Copy exactly, and only, the lines below from the first through the one containing "var weightRandom = [7.8, 15.5, 76.7];", both included; pictures are omitted.

[Start of RECORD EXTRACTS]

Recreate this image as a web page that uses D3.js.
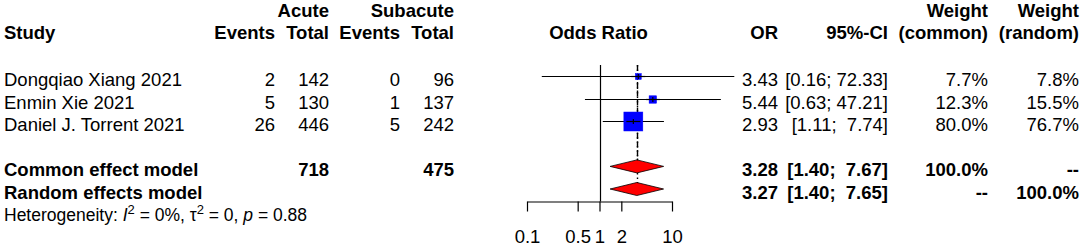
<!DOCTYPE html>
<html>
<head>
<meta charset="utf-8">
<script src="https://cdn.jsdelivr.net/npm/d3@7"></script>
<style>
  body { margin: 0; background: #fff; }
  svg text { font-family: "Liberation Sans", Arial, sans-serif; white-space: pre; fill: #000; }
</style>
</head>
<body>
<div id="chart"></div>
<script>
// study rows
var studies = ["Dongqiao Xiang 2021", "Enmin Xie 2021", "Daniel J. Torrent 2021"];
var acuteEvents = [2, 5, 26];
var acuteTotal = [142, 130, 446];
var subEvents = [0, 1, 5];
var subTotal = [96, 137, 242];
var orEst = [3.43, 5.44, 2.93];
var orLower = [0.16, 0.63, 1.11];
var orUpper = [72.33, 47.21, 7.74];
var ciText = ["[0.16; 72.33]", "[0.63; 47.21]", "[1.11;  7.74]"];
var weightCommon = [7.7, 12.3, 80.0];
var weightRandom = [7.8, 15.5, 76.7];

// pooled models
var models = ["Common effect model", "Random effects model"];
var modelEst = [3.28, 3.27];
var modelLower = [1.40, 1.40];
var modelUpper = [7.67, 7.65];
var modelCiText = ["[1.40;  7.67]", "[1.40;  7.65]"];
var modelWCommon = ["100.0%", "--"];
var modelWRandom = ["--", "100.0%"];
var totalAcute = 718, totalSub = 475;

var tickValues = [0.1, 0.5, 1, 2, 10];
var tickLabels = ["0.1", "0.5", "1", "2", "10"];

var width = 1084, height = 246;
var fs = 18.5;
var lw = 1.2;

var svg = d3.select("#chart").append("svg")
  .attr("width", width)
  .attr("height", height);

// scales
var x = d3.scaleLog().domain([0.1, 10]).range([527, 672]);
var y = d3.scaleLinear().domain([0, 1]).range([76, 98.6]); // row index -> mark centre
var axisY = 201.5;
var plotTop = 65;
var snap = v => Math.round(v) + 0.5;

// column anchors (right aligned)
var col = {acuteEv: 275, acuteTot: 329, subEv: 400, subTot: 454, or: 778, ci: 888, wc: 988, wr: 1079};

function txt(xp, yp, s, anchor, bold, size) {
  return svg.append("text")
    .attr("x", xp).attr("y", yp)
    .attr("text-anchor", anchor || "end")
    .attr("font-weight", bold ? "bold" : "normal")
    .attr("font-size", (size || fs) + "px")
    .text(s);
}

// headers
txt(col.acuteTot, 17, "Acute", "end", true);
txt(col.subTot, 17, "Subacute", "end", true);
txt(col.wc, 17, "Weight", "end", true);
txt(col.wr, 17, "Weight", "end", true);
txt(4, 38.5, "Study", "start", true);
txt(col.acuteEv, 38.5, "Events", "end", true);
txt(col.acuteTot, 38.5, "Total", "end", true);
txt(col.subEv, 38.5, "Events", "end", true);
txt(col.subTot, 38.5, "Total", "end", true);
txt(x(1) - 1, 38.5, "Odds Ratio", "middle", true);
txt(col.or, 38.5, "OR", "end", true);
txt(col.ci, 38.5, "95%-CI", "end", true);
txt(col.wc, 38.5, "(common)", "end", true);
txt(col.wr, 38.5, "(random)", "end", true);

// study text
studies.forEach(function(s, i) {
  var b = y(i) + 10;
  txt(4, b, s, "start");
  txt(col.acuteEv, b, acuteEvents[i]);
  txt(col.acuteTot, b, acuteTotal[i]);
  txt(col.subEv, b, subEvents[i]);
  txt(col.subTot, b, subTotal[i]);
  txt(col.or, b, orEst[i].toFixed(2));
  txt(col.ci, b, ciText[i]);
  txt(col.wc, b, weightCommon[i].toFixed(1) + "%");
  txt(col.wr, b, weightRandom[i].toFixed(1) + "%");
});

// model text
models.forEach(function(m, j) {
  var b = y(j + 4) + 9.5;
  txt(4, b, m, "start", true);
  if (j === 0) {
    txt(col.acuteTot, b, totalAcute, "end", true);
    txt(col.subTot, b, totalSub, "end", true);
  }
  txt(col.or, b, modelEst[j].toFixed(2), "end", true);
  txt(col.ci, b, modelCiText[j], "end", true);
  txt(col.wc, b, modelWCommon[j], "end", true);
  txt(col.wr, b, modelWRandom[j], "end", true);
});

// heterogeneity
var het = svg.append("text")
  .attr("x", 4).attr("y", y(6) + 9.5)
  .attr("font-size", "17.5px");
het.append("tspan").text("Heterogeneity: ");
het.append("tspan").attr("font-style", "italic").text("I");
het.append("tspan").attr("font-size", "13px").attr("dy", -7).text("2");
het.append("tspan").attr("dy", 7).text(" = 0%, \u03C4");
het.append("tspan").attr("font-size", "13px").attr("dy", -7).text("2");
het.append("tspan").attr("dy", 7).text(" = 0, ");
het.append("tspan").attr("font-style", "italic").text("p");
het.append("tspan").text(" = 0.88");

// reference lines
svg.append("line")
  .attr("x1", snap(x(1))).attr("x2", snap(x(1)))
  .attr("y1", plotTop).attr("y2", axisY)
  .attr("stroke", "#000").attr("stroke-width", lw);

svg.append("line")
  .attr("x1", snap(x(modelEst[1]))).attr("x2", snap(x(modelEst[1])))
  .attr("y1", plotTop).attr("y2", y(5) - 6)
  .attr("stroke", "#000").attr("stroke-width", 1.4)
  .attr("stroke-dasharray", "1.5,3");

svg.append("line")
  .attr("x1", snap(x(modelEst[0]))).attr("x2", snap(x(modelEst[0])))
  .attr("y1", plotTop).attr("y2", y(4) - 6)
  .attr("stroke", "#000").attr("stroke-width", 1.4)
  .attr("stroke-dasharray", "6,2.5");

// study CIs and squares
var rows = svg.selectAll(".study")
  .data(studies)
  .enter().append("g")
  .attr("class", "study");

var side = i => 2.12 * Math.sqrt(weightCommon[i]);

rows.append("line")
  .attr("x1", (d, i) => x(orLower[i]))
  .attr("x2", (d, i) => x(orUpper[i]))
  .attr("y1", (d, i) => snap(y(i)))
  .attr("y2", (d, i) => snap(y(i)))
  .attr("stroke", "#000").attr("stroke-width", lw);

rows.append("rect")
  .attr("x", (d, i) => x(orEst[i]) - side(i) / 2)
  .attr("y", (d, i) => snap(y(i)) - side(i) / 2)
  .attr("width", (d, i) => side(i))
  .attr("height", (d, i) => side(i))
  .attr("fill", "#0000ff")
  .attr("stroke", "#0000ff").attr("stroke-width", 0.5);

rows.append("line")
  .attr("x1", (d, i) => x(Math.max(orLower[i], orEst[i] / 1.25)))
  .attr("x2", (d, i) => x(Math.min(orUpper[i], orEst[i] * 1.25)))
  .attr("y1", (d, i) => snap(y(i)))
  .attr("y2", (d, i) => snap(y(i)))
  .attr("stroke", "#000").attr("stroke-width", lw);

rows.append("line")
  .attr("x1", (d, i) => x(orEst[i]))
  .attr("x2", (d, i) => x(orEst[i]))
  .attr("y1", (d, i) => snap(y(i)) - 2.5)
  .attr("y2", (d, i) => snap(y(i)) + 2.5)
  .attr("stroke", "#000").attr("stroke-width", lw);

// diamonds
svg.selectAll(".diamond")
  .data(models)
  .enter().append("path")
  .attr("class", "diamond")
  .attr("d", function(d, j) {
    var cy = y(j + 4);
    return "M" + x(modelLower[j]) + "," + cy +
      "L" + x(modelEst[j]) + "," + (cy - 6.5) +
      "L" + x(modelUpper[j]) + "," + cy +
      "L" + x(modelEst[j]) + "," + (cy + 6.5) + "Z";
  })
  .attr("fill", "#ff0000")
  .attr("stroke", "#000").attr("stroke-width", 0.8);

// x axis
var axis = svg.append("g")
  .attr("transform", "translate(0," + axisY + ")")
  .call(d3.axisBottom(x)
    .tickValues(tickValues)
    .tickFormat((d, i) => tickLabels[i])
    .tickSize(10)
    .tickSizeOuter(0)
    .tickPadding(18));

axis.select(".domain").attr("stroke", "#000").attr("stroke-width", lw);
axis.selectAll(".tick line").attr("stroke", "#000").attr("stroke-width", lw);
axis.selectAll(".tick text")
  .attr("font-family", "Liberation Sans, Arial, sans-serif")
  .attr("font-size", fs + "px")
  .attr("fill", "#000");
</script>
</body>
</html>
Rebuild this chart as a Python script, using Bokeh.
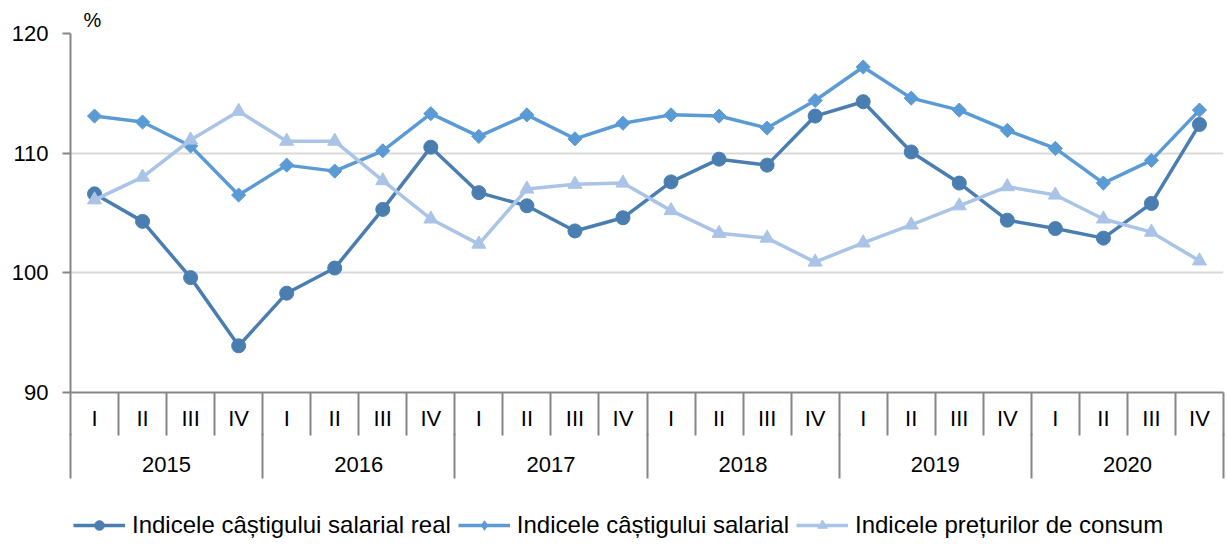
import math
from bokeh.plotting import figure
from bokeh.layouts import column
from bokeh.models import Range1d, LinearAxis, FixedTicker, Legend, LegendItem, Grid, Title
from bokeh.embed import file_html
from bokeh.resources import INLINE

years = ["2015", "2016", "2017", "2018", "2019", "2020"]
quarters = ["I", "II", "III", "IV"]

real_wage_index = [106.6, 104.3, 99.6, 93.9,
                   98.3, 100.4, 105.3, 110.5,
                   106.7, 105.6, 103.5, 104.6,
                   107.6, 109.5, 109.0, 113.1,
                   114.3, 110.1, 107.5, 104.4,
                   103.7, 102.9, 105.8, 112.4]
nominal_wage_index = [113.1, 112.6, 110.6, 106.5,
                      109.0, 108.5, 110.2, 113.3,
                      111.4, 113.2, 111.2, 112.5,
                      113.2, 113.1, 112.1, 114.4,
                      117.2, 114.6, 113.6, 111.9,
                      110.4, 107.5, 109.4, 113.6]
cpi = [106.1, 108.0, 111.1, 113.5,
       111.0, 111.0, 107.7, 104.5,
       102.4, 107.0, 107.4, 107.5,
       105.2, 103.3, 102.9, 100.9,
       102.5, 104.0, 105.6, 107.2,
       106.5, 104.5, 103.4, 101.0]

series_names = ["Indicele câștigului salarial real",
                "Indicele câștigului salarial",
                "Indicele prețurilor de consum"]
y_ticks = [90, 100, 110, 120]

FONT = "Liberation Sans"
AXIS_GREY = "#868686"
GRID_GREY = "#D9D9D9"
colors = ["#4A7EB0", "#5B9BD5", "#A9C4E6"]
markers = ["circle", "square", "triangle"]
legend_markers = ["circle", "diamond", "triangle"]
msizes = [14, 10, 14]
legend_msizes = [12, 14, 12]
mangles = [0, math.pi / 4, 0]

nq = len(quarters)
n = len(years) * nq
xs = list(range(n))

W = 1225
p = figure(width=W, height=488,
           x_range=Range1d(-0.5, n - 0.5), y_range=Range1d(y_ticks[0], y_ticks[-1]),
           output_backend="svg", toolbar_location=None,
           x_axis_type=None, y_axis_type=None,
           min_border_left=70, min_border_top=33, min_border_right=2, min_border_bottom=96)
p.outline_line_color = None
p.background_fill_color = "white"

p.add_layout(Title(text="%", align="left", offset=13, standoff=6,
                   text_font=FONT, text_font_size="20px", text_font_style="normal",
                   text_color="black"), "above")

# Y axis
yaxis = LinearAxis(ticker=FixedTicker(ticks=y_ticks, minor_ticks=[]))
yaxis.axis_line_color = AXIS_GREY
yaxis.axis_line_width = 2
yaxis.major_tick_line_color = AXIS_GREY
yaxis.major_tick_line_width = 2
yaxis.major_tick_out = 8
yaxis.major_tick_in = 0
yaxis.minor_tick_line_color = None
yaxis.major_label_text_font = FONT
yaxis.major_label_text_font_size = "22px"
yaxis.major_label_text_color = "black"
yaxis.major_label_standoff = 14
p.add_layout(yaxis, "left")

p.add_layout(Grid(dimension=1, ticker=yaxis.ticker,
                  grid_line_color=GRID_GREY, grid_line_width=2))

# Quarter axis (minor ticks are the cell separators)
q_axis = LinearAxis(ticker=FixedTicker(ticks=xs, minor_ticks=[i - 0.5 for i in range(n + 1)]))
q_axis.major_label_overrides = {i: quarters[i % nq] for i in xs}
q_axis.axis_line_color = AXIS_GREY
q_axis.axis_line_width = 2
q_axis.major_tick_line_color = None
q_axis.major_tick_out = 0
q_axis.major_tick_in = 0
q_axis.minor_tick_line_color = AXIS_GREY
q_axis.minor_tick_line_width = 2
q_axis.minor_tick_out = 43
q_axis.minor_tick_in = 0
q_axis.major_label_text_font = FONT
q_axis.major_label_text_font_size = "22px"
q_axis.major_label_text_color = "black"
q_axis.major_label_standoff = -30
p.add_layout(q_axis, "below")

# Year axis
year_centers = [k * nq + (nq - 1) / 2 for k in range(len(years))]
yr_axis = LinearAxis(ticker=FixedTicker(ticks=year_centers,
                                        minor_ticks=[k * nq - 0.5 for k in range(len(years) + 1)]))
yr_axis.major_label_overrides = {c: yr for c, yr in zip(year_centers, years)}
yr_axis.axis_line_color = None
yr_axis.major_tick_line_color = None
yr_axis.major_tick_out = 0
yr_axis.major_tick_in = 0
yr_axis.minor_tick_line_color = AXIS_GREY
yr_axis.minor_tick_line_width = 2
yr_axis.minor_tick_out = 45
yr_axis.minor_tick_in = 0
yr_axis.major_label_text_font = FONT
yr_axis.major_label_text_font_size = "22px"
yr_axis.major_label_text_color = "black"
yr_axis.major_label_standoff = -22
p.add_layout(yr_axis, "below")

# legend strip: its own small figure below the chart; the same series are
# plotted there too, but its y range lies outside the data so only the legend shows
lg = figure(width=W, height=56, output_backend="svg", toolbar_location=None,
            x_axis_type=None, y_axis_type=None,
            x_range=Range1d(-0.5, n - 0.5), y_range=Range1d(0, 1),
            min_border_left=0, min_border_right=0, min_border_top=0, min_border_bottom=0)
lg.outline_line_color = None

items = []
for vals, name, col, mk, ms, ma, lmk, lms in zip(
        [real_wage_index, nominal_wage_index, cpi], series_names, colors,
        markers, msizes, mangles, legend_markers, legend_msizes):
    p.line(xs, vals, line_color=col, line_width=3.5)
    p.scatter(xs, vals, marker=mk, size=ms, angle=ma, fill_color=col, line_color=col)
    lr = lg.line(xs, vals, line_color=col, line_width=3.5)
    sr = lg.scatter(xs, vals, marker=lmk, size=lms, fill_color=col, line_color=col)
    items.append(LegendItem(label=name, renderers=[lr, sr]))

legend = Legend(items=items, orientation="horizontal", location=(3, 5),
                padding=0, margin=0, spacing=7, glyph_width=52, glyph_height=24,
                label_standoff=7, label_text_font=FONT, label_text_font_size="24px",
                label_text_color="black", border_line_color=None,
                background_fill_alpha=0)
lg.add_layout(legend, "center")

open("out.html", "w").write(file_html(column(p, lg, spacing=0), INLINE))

[End of RECORD EXTRACTS]

# THE REPLY
Recreate this image as a web page that uses D3.js.
<!DOCTYPE html>
<html>
<head>
<meta charset="utf-8">
<script src="https://cdn.jsdelivr.net/npm/d3@7"></script>
<style>
  body { margin: 0; background: #fff; }
  svg text { font-family: "Liberation Sans", Arial, sans-serif; white-space: pre; fill: #000; }
</style>
</head>
<body>
<div id="chart"></div>
<script>
// study rows
var studies = ["Dongqiao Xiang 2021", "Enmin Xie 2021", "Daniel J. Torrent 2021"];
var acuteEvents = [2, 5, 26];
var acuteTotal = [142, 130, 446];
var subEvents = [0, 1, 5];
var subTotal = [96, 137, 242];
var orEst = [3.43, 5.44, 2.93];
var orLower = [0.16, 0.63, 1.11];
var orUpper = [72.33, 47.21, 7.74];
var ciText = ["[0.16; 72.33]", "[0.63; 47.21]", "[1.11;  7.74]"];
var weightCommon = [7.7, 12.3, 80.0];
var weightRandom = [7.8, 15.5, 76.7];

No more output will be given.